As soon as von Hindenburg saw that the Bzura-Rawka lines were too strong for him, he was ready with a new plan. He was now about to try a flank attack. Look carefully at the map on the next page and notice the railways which meet in the Polish capital. By these railways alone can a Russian army maintain itself westward of the Vistula. In front of the main railway (A A) from Warsaw to Petrograd you see a river line--that of the Niemen and the Narev. Von Hindenburg's plan was to push out from East Prussia, carry the river line, cut the railway, and thus force the Russians to retire from Warsaw, which would then fall into his hands. Meanwhile the Austrians, on the Russian left wing, were to drive back Brussilov, relieve Przemysl, and try to recapture Lemberg. If these operations should succeed, the Russians would be forced back from the line of the Vistula to the river Bug, and it would take them a year's fighting to recover the lost ground.
First of all we will follow the fortunes of the East Prussian campaign.

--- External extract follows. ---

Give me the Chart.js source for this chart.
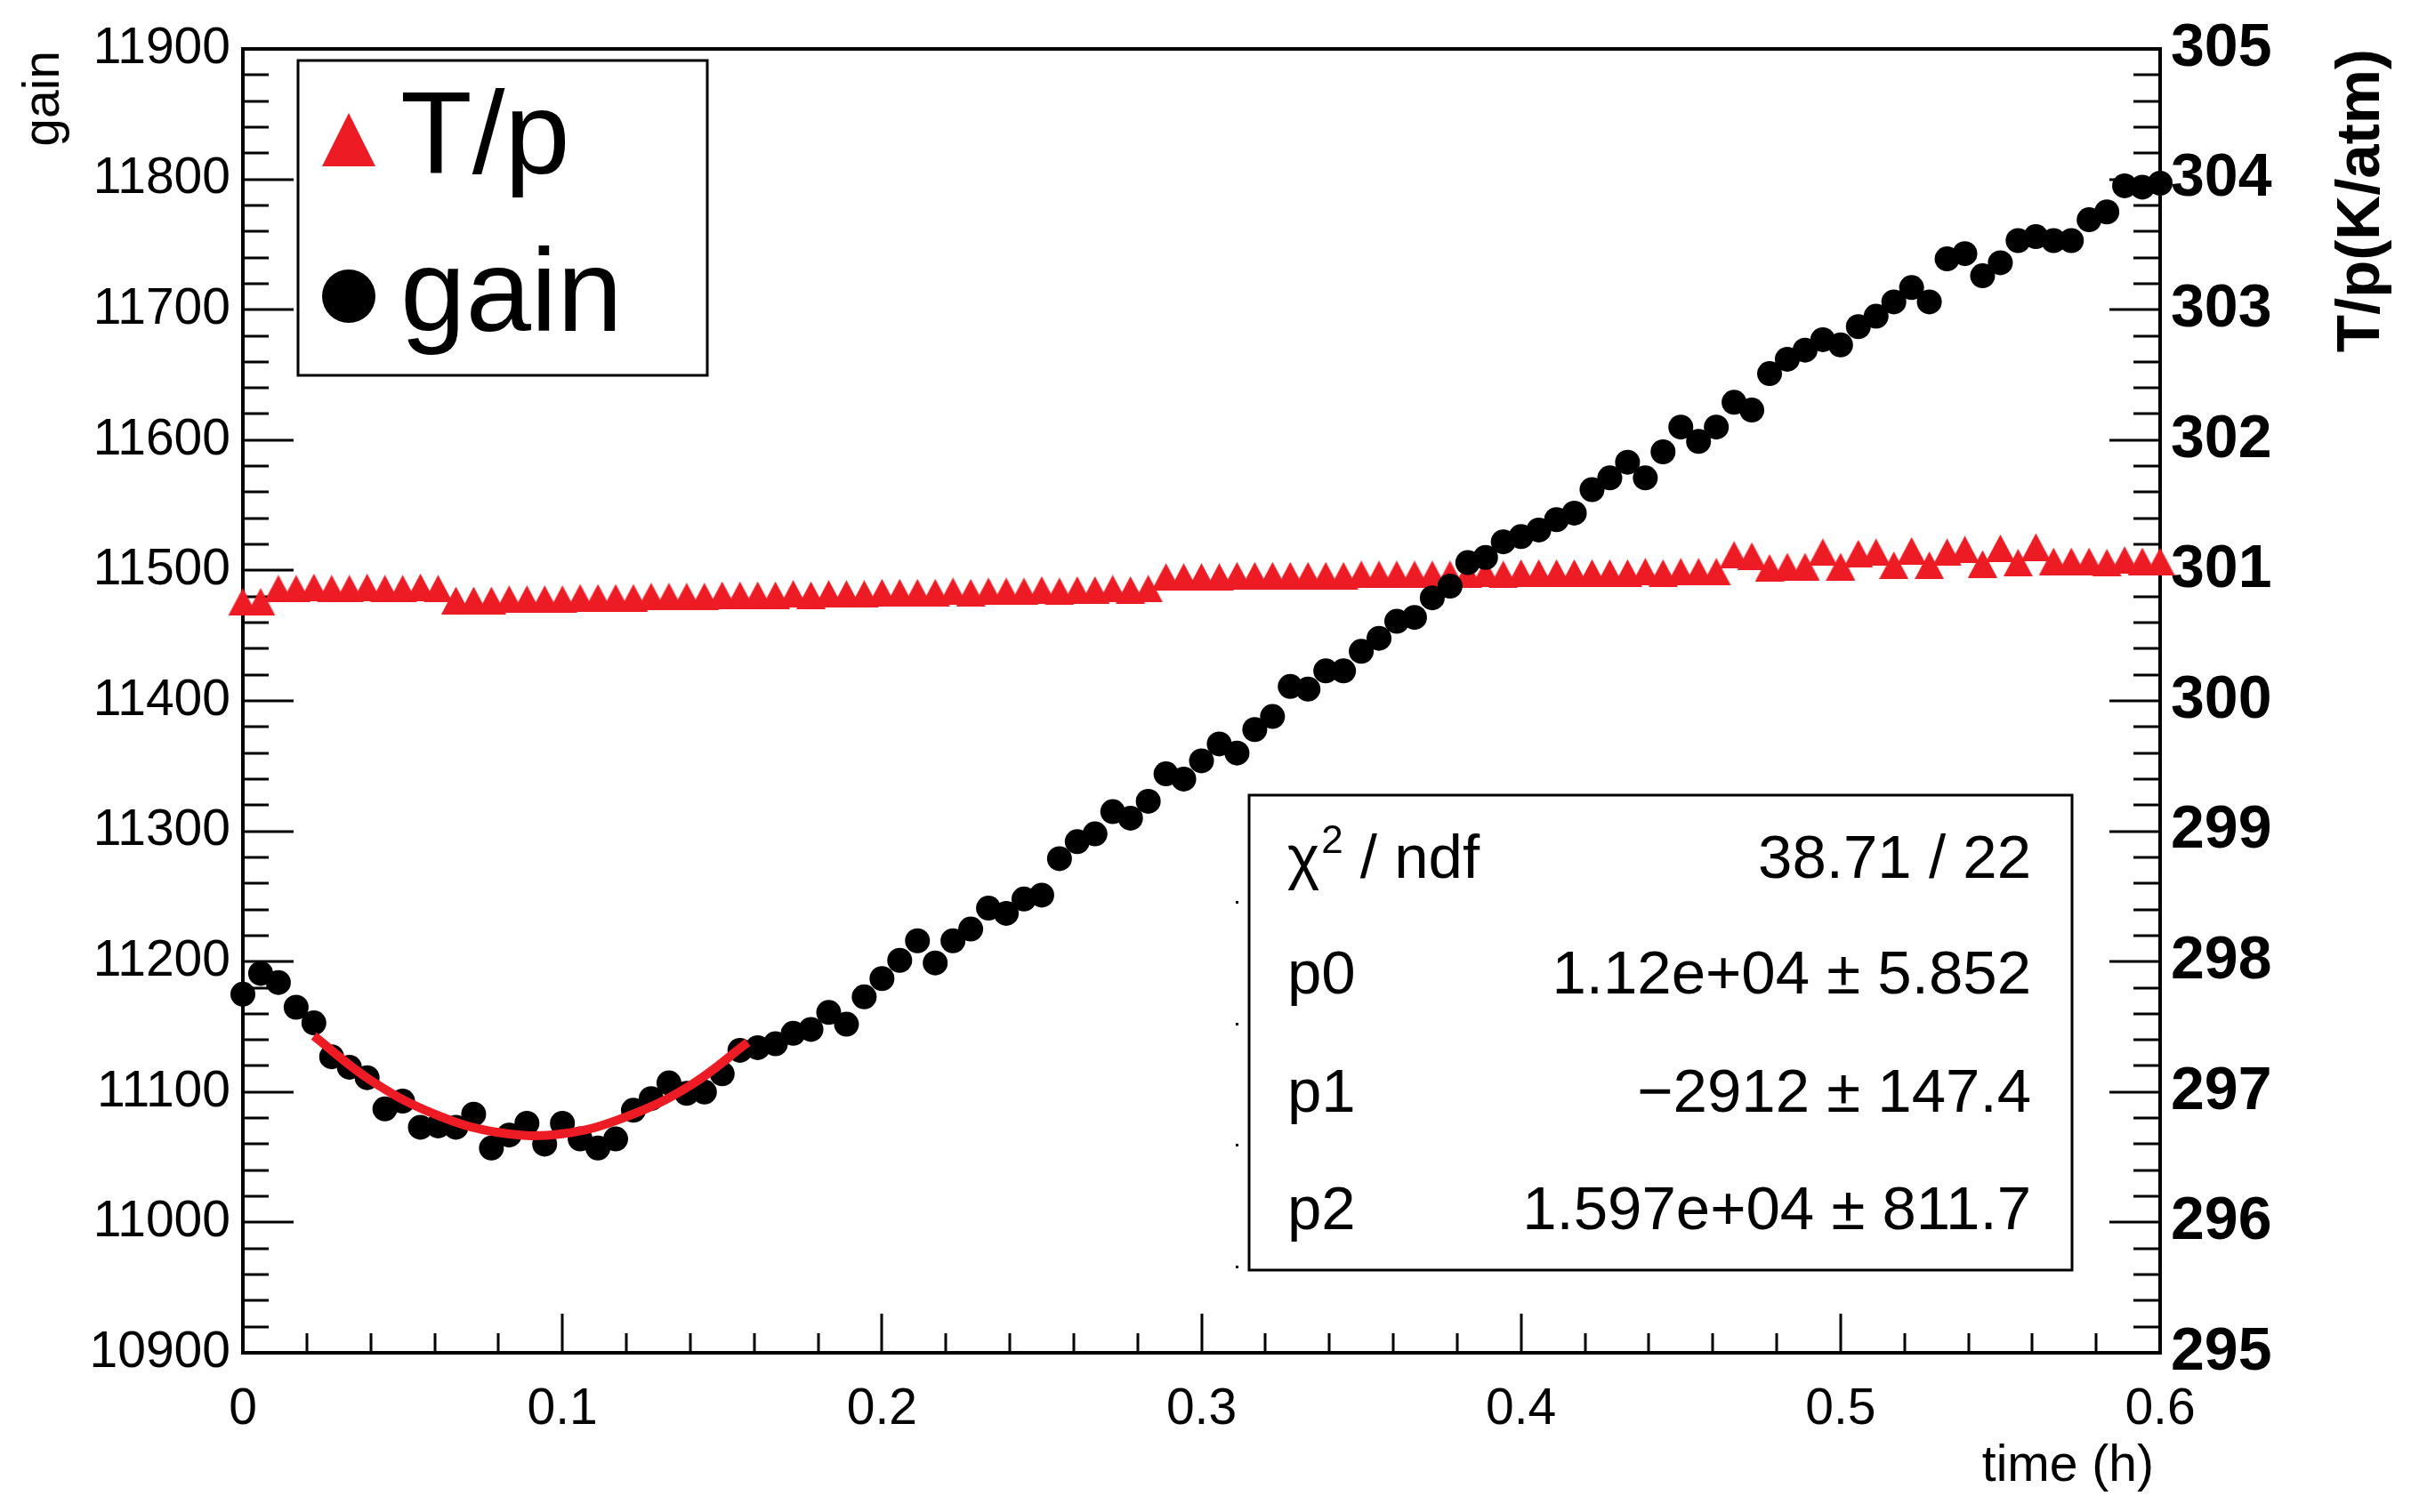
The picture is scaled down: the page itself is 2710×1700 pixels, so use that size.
<!DOCTYPE html>
<html>
<head>
<meta charset="utf-8">
<script src="https://cdn.jsdelivr.net/npm/chart.js@4.4.1/dist/chart.umd.min.js"></script>
<style>
  html, body { margin: 0; padding: 0; background: #fff; }
  canvas { display: block; }
</style>
</head>
<body>
<canvas id="gainChart" width="2710" height="1700"></canvas>
<script>
// measurement times, seconds (one reading every 20 s)
const timeSec = [
  0, 20, 40, 60, 80, 100, 120, 140, 160, 180, 200, 220,
  240, 260, 280, 300, 320, 340, 360, 380, 400, 420, 440, 460,
  480, 500, 520, 540, 560, 580, 600, 620, 640, 660, 680, 700,
  720, 740, 760, 780, 800, 820, 840, 860, 880, 900, 920, 940,
  960, 980, 1000, 1020, 1040, 1060, 1080, 1100, 1120, 1140, 1160, 1180,
  1200, 1220, 1240, 1260, 1280, 1300, 1320, 1340, 1360, 1380, 1400, 1420,
  1440, 1460, 1480, 1500, 1520, 1540, 1560, 1580, 1600, 1620, 1640, 1660,
  1680, 1700, 1720, 1740, 1760, 1780, 1800, 1820, 1840, 1860, 1880, 1900,
  1920, 1940, 1960, 1980, 2000, 2020, 2040, 2060, 2080, 2100, 2120, 2140,
  2160
];

const gainValues = [
  11175, 11191, 11184, 11165, 11153, 11127, 11119, 11111, 11087, 11093, 11073, 11074,
  11073, 11083, 11057, 11067, 11076, 11060, 11076, 11064, 11057, 11064, 11086, 11095,
  11107, 11099, 11100, 11114, 11132, 11134, 11137, 11145, 11148, 11161, 11152, 11173,
  11187, 11201, 11216, 11199, 11216, 11225, 11241, 11237, 11248, 11251, 11279, 11292,
  11298, 11315, 11310, 11323, 11344, 11340, 11354, 11367, 11360, 11378, 11388, 11411,
  11409, 11423, 11423, 11438, 11448, 11461, 11464, 11479, 11488, 11506, 11510, 11522,
  11526, 11531, 11539, 11544, 11562, 11571, 11583, 11571, 11591, 11610, 11599, 11610,
  11629, 11623, 11651, 11662, 11669, 11677, 11673, 11687, 11695, 11706, 11717, 11706,
  11739, 11743, 11726, 11736, 11753, 11756, 11753, 11753, 11769, 11775, 11795, 11794,
  11797
];

const tpValues = [
  300.76, 300.76, 300.86, 300.86, 300.87, 300.86, 300.86, 300.87, 300.86, 300.86, 300.87, 300.86,
  300.77, 300.77, 300.77, 300.78, 300.78, 300.78, 300.78, 300.79, 300.79, 300.79, 300.79, 300.80,
  300.80, 300.80, 300.80, 300.81, 300.81, 300.81, 300.81, 300.82, 300.81, 300.82, 300.82, 300.82,
  300.83, 300.83, 300.83, 300.83, 300.84, 300.83, 300.84, 300.84, 300.84, 300.85, 300.84, 300.85,
  300.85, 300.86, 300.85, 300.86, 300.95, 300.95, 300.95, 300.95, 300.96, 300.96, 300.96, 300.96,
  300.96, 300.96, 300.96, 300.97, 300.97, 300.97, 300.97, 300.97, 300.97, 300.97, 300.98, 300.97,
  300.98, 300.98, 300.98, 300.98, 300.98, 300.98, 300.98, 300.99, 300.98, 300.99, 300.99, 300.99,
  301.12, 301.11, 301.02, 301.03, 301.03, 301.14, 301.03, 301.13, 301.14, 301.04, 301.15, 301.04,
  301.14, 301.16, 301.05, 301.17, 301.06, 301.18, 301.07, 301.07, 301.07, 301.06, 301.08, 301.07,
  301.07
];

// pol2 fit curve (h, gain)
const fitTime = [0.0222, 0.04, 0.06, 0.08, 0.10, 0.12, 0.14, 0.158];
const fitGain = [11143, 11109, 11083, 11069, 11068, 11081, 11105, 11138];

const seriesNames = ['T/p', 'gain'];
const statLabels = ['p0', 'p1', 'p2'];
const statValues = ['38.71 / 22', '1.12e+04 \u00b1 5.852', '\u22122912 \u00b1 147.4', '1.597e+04 \u00b1 811.7'];

const RED = 'rgb(237,28,36)';
const FONT = '"Liberation Sans", Arial, Helvetica, sans-serif';

const gainPoints = timeSec.map((s, i) => ({ x: s / 3600, y: gainValues[i] }));
const tpPoints = timeSec.map((s, i) => ({ x: s / 3600, y: tpValues[i] }));
const fitPoints = fitTime.map((t, i) => ({ x: t, y: fitGain[i] }));

// ROOT style triangle: centred on its bounding box
function triangleMarker(w, h, color) {
  const c = document.createElement('canvas');
  c.width = w; c.height = h;
  const g = c.getContext('2d');
  g.fillStyle = color;
  g.beginPath();
  g.moveTo(w / 2, 0);
  g.lineTo(w, h);
  g.lineTo(0, h);
  g.closePath();
  g.fill();
  return c;
}

const frameTicks = {
  id: 'frameTicks',
  beforeDatasetsDraw(chart) {
    const { ctx, chartArea: a, scales } = chart;
    ctx.save();
    ctx.strokeStyle = '#000';
    ctx.lineWidth = 3;
    ctx.beginPath();
    for (let k = 0; k <= 50; k++) {
      const y = Math.round(scales.y.getPixelForValue(10900 + 20 * k));
      ctx.moveTo(a.left, y);
      ctx.lineTo(a.left + (k % 5 === 0 ? 57 : 29), y);
    }
    for (let k = 0; k <= 50; k++) {
      const y = Math.round(scales.y2.getPixelForValue(295 + 0.2 * k));
      ctx.moveTo(a.right, y);
      ctx.lineTo(a.right - (k % 5 === 0 ? 57 : 30), y);
    }
    for (let k = 0; k <= 30; k++) {
      const x = Math.round(scales.x.getPixelForValue(0.02 * k));
      ctx.moveTo(x, a.bottom);
      ctx.lineTo(x, a.bottom - (k % 5 === 0 ? 44 : 22));
    }
    ctx.stroke();
    ctx.lineWidth = 4;
    ctx.strokeRect(a.left, a.top, a.right - a.left, a.bottom - a.top);
    ctx.restore();
  }
};

const boxesAndTitles = {
  id: 'boxesAndTitles',
  afterDraw(chart) {
    const { ctx, chartArea: a } = chart;
    ctx.save();
    ctx.fillStyle = '#000';

    // axis titles
    ctx.font = `57px ${FONT}`;
    ctx.textAlign = 'right';
    ctx.textBaseline = 'alphabetic';
    ctx.fillText('time (h)', a.right - 7, 1665);

    ctx.save();
    ctx.translate(50, 57);
    ctx.rotate(-Math.PI / 2);
    ctx.textAlign = 'right';
    ctx.textBaseline = 'middle';
    ctx.fillText('gain', 0, 0);
    ctx.restore();

    ctx.save();
    ctx.translate(2655, 55);
    ctx.rotate(-Math.PI / 2);
    ctx.font = `bold 69px ${FONT}`;
    ctx.textAlign = 'right';
    ctx.textBaseline = 'middle';
    ctx.fillText('T/p(K/atm)', 0, 0);
    ctx.restore();

    // legend
    const lx = a.left + 62, ly = a.top + 13;
    ctx.fillStyle = '#fff';
    ctx.fillRect(lx, ly, 460, 354);
    ctx.lineWidth = 3;
    ctx.strokeStyle = '#000';
    ctx.strokeRect(lx, ly, 460, 354);
    ctx.fillStyle = RED;
    ctx.beginPath();
    ctx.moveTo(lx + 57, ly + 59);
    ctx.lineTo(lx + 87, ly + 119);
    ctx.lineTo(lx + 27, ly + 119);
    ctx.closePath();
    ctx.fill();
    ctx.fillStyle = '#000';
    ctx.beginPath();
    ctx.arc(lx + 57, ly + 265, 30, 0, 2 * Math.PI);
    ctx.fill();
    ctx.font = `132px ${FONT}`;
    ctx.textAlign = 'left';
    ctx.textBaseline = 'alphabetic';
    ctx.fillText(seriesNames[0], lx + 115, ly + 127);
    ctx.fillText(seriesNames[1], lx + 115, ly + 304);

    // fit statistics box
    const sx = 1404, sy = 894, sw = 925, sh = 534;
    ctx.fillStyle = '#fff';
    ctx.fillRect(sx, sy, sw, sh);
    ctx.strokeRect(sx, sy, sw, sh);
    ctx.fillStyle = '#000';
    [1013, 1150, 1286, 1423].forEach(y => ctx.fillRect(sx - 15, y, 3, 3));
    const rows = [987, 1117, 1250, 1382];
    ctx.font = `69px ${FONT}`;
    ctx.textAlign = 'left';
    let x = sx + 43;
    ctx.fillText('\u03c7', x, rows[0]);
    x += ctx.measureText('\u03c7').width + 2;
    ctx.font = `44px ${FONT}`;
    ctx.fillText('2', x, rows[0] - 28);
    x += ctx.measureText('2').width;
    ctx.font = `69px ${FONT}`;
    ctx.fillText(' / ndf', x, rows[0]);
    statLabels.forEach((lab, i) => ctx.fillText(lab, sx + 43, rows[i + 1]));
    ctx.textAlign = 'right';
    statValues.forEach((val, i) => ctx.fillText(val, sx + sw - 46, rows[i]));
    ctx.restore();
  }
};

new Chart(document.getElementById('gainChart'), {
  type: 'scatter',
  data: {
    datasets: [
      {
        label: 'fit',
        type: 'line',
        data: fitPoints,
        yAxisID: 'y',
        borderColor: RED,
        borderWidth: 10,
        pointRadius: 0,
        tension: 0.4,
        fill: false,
        order: 0
      },
      {
        label: seriesNames[1],
        data: gainPoints,
        yAxisID: 'y',
        pointStyle: 'circle',
        pointRadius: 14,
        backgroundColor: '#000',
        borderWidth: 0,
        clip: false,
        order: 1
      },
      {
        label: seriesNames[0],
        data: tpPoints,
        yAxisID: 'y2',
        pointStyle: triangleMarker(33, 31, RED),
        pointRadius: 16,
        backgroundColor: RED,
        borderWidth: 0,
        clip: false,
        order: 2
      }
    ]
  },
  options: {
    responsive: false,
    animation: false,
    devicePixelRatio: 1,
    layout: { padding: { left: 0, right: 0, top: 55, bottom: 0 } },
    plugins: {
      legend: { display: false },
      tooltip: { enabled: false }
    },
    scales: {
      x: {
        type: 'linear',
        position: 'bottom',
        min: 0,
        max: 0.6,
        grid: { display: false, drawTicks: false },
        border: { display: false },
        ticks: {
          stepSize: 0.1,
          padding: 30,
          maxRotation: 0,
          autoSkip: false,
          color: '#000',
          font: { family: FONT, size: 57 },
          callback: v => +v.toFixed(1)
        },
        afterFit: s => { s.height = 179; }
      },
      y: {
        position: 'left',
        min: 10900,
        max: 11900,
        grid: { display: false, drawTicks: false },
        border: { display: false },
        ticks: {
          stepSize: 100,
          padding: 14,
          color: '#000',
          font: { family: FONT, size: 57 },
          callback: v => String(v)
        },
        afterFit: s => { s.width = 273; }
      },
      y2: {
        position: 'right',
        min: 295,
        max: 305,
        grid: { display: false, drawTicks: false },
        border: { display: false },
        ticks: {
          stepSize: 1,
          padding: 12,
          color: '#000',
          font: { family: FONT, size: 68, weight: 'bold' },
          callback: v => String(v)
        },
        afterFit: s => { s.width = 282; }
      }
    }
  },
  plugins: [frameTicks, boxesAndTitles]
});
</script>
</body>
</html>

While the fighting was proceeding on the Rawka, the Russians, who numbered about 120,000, were making headway in East Prussia. Despite the keen frost, the icy winds, and the deep snowdrifts, they pushed back the weak German forces opposed to them, until, on 6th February, their right was not far from Tilsit, and their left rested on the town of Johannisburg. Nowhere were they less than twenty-five miles within the East Prussian frontier.
On 7th February von Hindenburg sprang his surprise upon the invaders. He suddenly hurled 300,000 men against the whole line which the Russians were holding. According to custom, the German left wing made an outflanking movement. It was successful, and the Russians holding this part of the line were forced to retreat along the railway towards Kovno. The 20th Corps just to the south of it now had its right "in the air," and was obliged to retire. In the forests and marshes north of Suwalki it was broken up into parties of stragglers. The remainder of the Russian line was also driven back, but only after a stern struggle. By 15th February the Germans were on Russian soil, and were moving towards the river line which screens the railway from Warsaw to Petrograd. They were about to attack on the Niemen, the Bobr, and the Narev at one and the same time. If the river line should be forced, the railway would soon be reached and cut.
I have told you what happened in East Prussia in a few sentences; but you must not suppose that the Germans won easy victories. The Russians resisted desperately, and many of them fought to the last cartridge. Though their losses were very heavy, they performed a great feat in retreating seventy miles with a force three times as great hard on their heels. The Germans had a good railway system to help them in their East Prussian advance, but more than half of the Russian army had to retire through thick forests and drag heavy guns across a rough, broken country deep in snow and without railways.
The Kaiser sent the following message to his people: "Russians crushingly defeated. Our beloved East Prussia liberated from the enemy. Our beautiful Mazurian land is waste. (Signed) Wilhelm." The Germans claimed that they had captured 75,000 prisoners and 300 guns, but this was false. The total Russian losses were, perhaps, 80 guns and 30,000 men.